Worcester, MA has been an epicenter for New England heavy music because of location and venues/promoters willing to keep the scene alive – infusing the city with vitality as its varied musicians love punk, metal, and hardcore. High Command call Worcester home – together since 2016 and quickly making a name for themselves for a potent crossover brand of thrash. They’ve released a demo and EP in a short time, setting the stage for their debut full-length Beyond the Wall of Desolation – an eight-song affair bursting with primal rage channeled in a cohesive musical cocktail sure to find favor for those into straight-ahead spitfire hardcore-infused thrash.
Scathing and scorching tend to be adjectives thrown about when taking in High Command – and that’s not far off from the truth. They lob catchy riff/tempo combinations at varying paces, mostly mid-paced to slightly faster in versatility but their sonic punch and attitude carries over from any angle. Check into “Merciless Steel” for a song that takes the early spirit of Metallica and D.R.I., adds in the impassioned blood curdling rasp of Kevin Fitzgerald and you’ll succumb to the ‘sentencing of the pit’ even through the stop/start transitions, bluesy lead salvos, and savage mid-tempo slamming segment around the 2:40 mark. “Devoid of Reality” at 8:37 is the longest cut, an epic containing horror/sci-fi-like narrative parts, equally ambient/tribal nuances, and this overwhelming sense of evil lurking in the shadows as the arrangement picks up – the guitars chugging at mid-pace, while the doom-oriented closing includes proper piano placement to heighten the looming despair. This material has beer-soaked textures – you can feel the smoke and warmth of the amps, the screams, guitar tones, natural bass and drum measures kept intact for as close to a live experience as one could hope for from a studio record. Favorites change by the day – when this scribe needs that energy pick me up, “Inexorable Darkness” quenches that need, but there’s something equally captivating about the South of Heaven-esque proclivities “Visions from the Blade” bleeds forth.

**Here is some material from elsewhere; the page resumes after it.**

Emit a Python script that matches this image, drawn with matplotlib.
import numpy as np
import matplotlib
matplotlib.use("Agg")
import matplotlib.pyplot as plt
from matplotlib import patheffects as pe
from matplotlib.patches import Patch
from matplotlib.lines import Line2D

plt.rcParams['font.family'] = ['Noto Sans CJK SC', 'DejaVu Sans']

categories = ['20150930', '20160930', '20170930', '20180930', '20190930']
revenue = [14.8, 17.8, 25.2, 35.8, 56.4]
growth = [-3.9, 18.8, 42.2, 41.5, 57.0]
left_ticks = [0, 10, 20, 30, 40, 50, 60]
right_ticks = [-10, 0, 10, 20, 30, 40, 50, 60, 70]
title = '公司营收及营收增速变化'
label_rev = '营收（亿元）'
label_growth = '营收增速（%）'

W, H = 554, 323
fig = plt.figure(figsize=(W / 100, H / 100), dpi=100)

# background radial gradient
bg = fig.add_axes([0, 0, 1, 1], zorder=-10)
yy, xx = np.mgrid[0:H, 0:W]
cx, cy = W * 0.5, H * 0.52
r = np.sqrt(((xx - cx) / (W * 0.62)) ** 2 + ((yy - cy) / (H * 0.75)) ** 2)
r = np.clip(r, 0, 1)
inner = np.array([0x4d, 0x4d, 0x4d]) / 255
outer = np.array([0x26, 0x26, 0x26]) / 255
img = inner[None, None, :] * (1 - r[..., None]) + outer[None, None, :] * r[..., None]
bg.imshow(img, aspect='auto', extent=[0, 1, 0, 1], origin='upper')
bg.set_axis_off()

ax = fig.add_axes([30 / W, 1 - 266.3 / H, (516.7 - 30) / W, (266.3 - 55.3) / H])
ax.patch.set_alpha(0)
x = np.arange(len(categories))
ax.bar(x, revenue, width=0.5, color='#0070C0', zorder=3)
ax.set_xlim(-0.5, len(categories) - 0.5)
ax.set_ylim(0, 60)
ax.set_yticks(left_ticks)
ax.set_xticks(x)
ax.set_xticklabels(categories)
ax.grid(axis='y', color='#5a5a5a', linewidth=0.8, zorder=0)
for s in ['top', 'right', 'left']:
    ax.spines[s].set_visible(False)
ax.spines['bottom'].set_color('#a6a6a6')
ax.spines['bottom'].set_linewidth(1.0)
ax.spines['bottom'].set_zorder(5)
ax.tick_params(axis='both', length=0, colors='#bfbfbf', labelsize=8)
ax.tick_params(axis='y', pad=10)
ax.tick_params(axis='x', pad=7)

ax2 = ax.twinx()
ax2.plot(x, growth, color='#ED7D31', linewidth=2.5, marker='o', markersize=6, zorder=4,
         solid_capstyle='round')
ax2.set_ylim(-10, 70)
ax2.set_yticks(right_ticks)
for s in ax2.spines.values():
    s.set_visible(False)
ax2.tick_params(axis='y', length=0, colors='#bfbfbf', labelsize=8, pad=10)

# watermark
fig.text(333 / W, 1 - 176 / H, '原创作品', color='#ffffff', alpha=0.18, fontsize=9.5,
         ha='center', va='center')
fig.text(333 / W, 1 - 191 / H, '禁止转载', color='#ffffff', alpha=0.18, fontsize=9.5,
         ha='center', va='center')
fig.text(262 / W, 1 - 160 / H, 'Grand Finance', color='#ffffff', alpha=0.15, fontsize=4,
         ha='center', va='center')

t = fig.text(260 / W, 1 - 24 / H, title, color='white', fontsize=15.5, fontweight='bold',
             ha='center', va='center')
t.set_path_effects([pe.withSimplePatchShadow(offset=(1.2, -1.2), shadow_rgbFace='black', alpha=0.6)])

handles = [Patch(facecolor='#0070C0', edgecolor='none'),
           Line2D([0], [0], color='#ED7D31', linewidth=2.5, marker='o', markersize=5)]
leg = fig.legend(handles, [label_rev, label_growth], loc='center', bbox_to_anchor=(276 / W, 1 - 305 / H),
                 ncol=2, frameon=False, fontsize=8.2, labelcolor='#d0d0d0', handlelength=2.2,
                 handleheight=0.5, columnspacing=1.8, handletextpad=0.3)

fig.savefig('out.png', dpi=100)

Many outside the New England community will probably place High Command as a direct descendant to Power Trip with their purity of hardcore/thrash intentions, but to these ears there’s a bit of that blue-collar Worcester angst and attitude that keeps the band in a little bit of their own lane. Which makes Beyond the Wall of Desolation ideal for those who love both genres – and hopefully will allow High Command to gain a wider following for this packs a sonic wallop that won’t be forgotten anytime soon.